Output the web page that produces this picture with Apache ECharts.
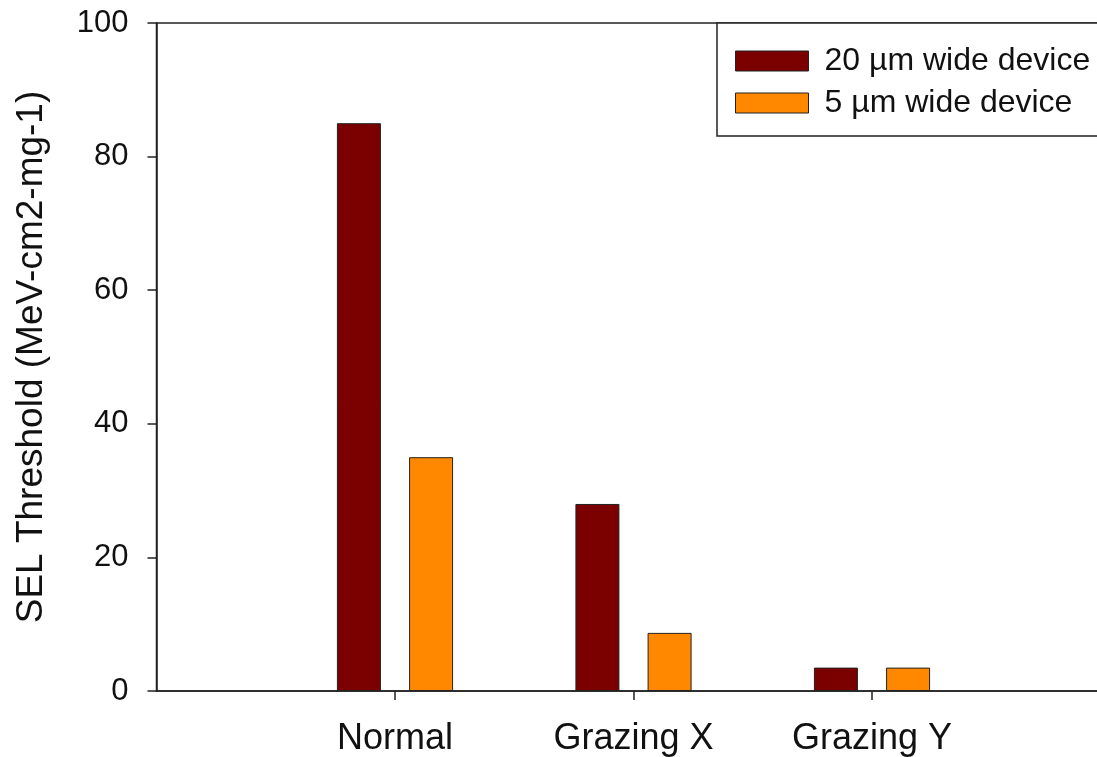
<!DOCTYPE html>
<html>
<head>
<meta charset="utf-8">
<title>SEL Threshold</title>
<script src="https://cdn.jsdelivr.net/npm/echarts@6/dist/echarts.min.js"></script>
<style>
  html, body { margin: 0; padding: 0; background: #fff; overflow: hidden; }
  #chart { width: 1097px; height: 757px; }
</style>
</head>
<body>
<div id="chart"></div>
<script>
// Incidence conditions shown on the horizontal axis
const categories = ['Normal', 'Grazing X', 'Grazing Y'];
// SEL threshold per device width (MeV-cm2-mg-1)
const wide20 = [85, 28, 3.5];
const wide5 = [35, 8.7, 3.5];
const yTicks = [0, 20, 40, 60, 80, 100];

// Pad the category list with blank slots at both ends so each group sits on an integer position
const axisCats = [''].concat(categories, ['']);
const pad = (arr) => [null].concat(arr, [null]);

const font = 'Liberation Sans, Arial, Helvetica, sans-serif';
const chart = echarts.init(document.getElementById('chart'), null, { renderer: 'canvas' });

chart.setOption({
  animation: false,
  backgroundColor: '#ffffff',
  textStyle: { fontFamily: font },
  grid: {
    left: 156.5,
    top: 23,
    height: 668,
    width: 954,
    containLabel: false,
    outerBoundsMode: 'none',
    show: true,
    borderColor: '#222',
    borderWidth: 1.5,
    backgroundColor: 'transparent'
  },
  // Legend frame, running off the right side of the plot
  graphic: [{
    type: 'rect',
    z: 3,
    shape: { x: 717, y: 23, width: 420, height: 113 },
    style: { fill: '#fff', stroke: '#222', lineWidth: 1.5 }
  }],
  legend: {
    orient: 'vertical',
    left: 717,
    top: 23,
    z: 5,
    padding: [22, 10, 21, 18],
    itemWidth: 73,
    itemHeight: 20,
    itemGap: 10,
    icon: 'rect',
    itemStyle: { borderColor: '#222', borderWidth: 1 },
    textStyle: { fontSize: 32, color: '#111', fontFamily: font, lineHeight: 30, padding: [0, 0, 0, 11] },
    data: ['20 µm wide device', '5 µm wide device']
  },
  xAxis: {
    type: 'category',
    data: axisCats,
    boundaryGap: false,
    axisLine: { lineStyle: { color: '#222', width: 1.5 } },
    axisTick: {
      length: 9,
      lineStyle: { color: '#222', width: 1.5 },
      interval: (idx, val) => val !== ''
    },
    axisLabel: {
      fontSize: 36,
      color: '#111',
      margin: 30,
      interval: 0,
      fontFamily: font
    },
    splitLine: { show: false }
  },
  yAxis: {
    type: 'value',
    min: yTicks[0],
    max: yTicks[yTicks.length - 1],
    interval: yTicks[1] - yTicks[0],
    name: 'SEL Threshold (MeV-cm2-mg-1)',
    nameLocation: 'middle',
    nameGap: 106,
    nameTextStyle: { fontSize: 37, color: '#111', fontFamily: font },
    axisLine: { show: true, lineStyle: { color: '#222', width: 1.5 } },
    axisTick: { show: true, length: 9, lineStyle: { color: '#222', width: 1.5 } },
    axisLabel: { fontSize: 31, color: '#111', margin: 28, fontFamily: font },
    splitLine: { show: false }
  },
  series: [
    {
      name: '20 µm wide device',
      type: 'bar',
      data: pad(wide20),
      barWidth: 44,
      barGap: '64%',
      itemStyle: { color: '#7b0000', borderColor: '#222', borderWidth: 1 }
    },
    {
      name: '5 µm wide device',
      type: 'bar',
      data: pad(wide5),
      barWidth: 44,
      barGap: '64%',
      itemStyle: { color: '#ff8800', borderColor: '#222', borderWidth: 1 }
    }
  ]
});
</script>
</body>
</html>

┄┄┄┄┄┄┄┄┄┄

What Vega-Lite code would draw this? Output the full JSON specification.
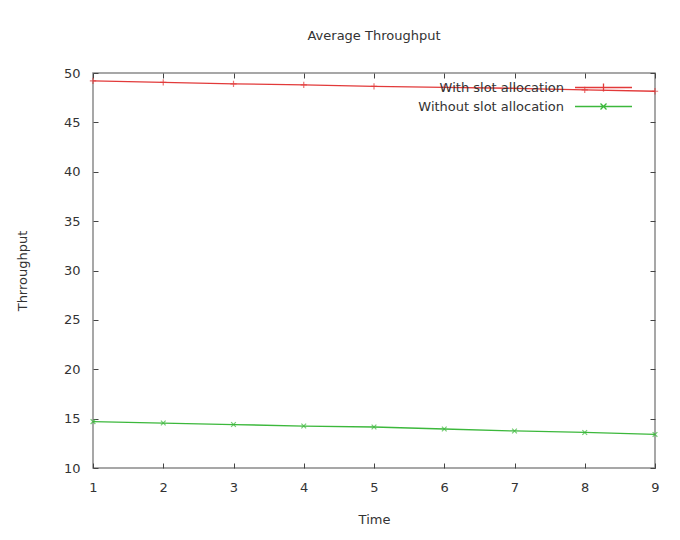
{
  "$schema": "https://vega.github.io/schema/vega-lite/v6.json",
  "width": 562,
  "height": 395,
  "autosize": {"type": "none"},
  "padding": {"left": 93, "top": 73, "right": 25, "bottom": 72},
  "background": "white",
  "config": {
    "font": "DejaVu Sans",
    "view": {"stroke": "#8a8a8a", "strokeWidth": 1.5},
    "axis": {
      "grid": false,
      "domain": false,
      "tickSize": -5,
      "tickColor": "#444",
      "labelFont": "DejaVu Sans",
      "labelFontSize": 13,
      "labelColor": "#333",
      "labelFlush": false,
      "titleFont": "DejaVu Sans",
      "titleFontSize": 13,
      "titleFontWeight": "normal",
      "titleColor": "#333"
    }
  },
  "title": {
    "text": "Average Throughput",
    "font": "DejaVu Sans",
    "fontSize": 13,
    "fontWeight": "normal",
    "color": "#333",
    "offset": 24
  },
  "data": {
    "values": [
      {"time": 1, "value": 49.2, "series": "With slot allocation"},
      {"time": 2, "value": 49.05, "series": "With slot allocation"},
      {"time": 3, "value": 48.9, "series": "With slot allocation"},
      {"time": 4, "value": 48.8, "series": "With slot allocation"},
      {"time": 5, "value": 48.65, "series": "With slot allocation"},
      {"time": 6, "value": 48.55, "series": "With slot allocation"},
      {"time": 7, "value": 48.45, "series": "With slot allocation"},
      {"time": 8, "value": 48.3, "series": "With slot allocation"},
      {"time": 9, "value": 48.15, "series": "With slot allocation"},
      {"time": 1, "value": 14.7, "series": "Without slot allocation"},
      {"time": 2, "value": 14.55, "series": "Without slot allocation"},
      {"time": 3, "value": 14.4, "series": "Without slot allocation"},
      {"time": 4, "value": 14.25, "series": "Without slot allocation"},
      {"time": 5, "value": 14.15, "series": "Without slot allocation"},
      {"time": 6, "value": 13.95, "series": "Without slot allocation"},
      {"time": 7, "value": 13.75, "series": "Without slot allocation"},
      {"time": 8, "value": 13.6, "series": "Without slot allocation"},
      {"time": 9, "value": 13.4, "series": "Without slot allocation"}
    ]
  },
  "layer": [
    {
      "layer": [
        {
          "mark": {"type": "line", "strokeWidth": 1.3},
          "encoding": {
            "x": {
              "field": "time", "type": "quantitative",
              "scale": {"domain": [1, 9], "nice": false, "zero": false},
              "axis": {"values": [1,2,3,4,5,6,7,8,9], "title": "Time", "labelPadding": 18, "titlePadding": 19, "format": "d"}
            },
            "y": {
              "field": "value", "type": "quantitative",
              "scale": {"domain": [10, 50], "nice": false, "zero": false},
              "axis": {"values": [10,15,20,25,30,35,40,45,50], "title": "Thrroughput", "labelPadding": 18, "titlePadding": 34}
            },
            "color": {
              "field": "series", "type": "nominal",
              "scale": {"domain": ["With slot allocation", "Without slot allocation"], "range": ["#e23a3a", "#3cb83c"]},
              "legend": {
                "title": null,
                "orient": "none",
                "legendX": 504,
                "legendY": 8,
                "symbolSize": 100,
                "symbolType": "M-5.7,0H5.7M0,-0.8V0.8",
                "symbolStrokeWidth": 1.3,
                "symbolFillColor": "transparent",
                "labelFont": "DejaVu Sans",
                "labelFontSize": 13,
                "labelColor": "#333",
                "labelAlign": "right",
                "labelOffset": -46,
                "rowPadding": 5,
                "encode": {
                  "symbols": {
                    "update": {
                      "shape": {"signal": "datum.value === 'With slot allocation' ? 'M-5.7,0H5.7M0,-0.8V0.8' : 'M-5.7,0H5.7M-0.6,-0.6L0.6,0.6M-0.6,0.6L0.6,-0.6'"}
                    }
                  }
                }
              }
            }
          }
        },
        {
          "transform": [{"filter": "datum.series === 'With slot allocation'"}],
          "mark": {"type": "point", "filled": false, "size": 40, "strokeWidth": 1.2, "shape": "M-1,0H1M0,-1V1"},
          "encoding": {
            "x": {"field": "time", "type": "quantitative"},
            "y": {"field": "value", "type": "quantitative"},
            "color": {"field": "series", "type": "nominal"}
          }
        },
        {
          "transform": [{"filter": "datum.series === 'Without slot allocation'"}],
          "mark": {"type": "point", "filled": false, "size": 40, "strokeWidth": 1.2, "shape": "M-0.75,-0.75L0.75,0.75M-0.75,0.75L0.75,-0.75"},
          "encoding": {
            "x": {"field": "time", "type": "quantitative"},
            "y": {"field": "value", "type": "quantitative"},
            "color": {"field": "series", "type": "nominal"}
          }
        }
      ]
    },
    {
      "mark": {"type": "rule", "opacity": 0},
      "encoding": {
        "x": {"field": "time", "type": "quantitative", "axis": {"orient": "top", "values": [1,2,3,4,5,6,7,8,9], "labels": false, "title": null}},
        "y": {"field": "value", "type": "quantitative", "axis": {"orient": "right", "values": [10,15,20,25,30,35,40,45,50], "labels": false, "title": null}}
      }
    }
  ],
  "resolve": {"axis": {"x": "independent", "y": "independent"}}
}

┄┄┄┄┄┄┄┄┄┄

**Exercise aim**
Give again, exactly as written, only the lines that start at the one with "Output the web" and end at the one with "const pad = (arr)", both included. Skip any pictures.

**Exercise output**
Output the web page that produces this picture with Apache ECharts.
<!DOCTYPE html>
<html>
<head>
<meta charset="utf-8">
<title>SEL Threshold</title>
<script src="https://cdn.jsdelivr.net/npm/echarts@6/dist/echarts.min.js"></script>
<style>
  html, body { margin: 0; padding: 0; background: #fff; overflow: hidden; }
  #chart { width: 1097px; height: 757px; }
</style>
</head>
<body>
<div id="chart"></div>
<script>
// Incidence conditions shown on the horizontal axis
const categories = ['Normal', 'Grazing X', 'Grazing Y'];
// SEL threshold per device width (MeV-cm2-mg-1)
const wide20 = [85, 28, 3.5];
const wide5 = [35, 8.7, 3.5];
const yTicks = [0, 20, 40, 60, 80, 100];

// Pad the category list with blank slots at both ends so each group sits on an integer position
const axisCats = [''].concat(categories, ['']);
const pad = (arr) => [null].concat(arr, [null]);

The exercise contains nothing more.